Two rallying cries propelled the second wave of microfinance. First, in the 1970s it was ‘proved’ that poor people repay their loans; and second, we ‘learned’ that you can lend money to poor people and make money doing it. These statements may motivate people, but they are impoverished reflections of history.
The first wave of microfinance began in 1864, and rapidly spread over much of Europe, delivering both credit and savings in villages the banks would not touch. Reflecting on nearly 50 years of village finance practice, the journalist Henry W. Wolff wrote in 1910 that “… there has been found to be no more regular and more scrupulous repayer than the small man.” (People’s Banks, p. 27)

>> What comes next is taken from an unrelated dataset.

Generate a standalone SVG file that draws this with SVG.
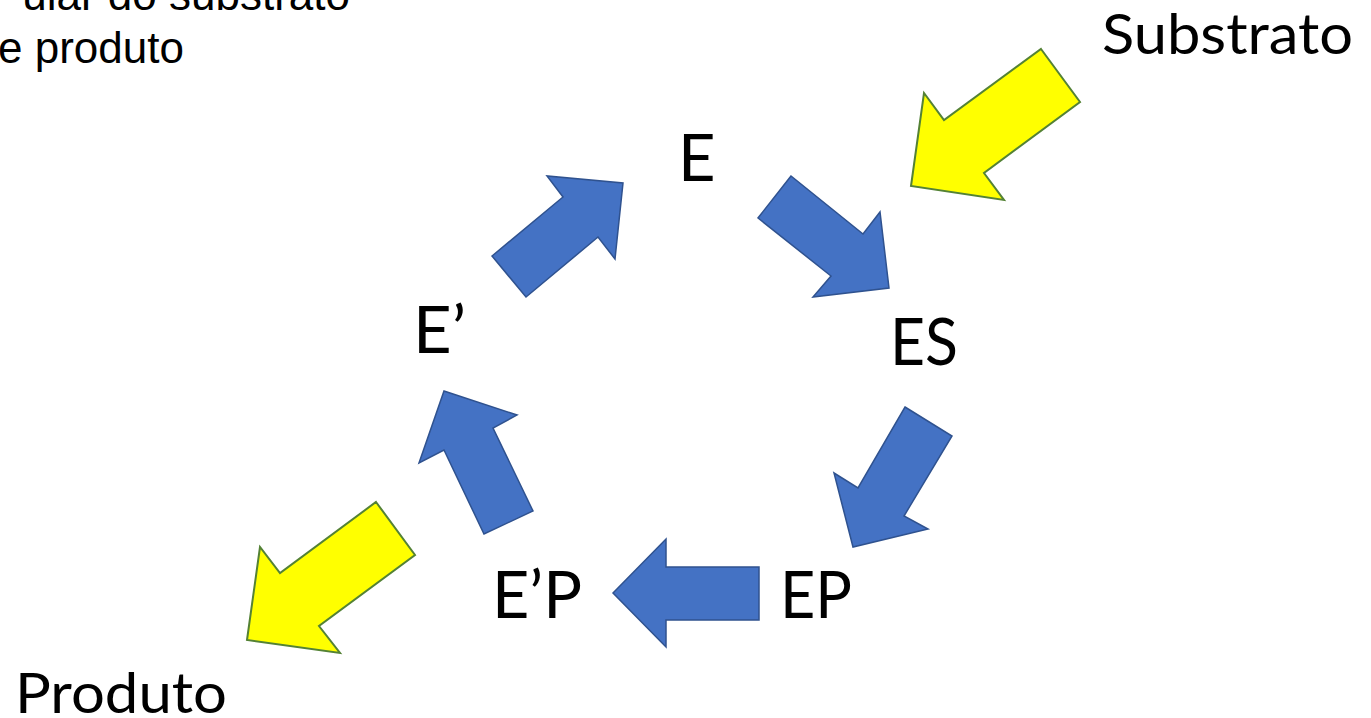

The private incentives driving this movement were observed by Léon Say, a laissez faire economist and French Minister of Finance. He visited many ‘people’s banks’ and commented that “… all these wonders which I have seen are the wonders of private initiative and decentralization. It is private initiative, it is the decentralization of credit which is the dominating cause of all this progress in wealth.” (People’s Banks, p. 10)
The first wave of microfinance now accounts for about 10% of banking assets in America and 20% in Europe. It deepened financial inclusion, filling in areas that banks could not. Practitioners in the second wave have ignored this history. Why? Einstein did not reject Newton, and we cannot defeat poverty by ignoring such a rich vein of human experience.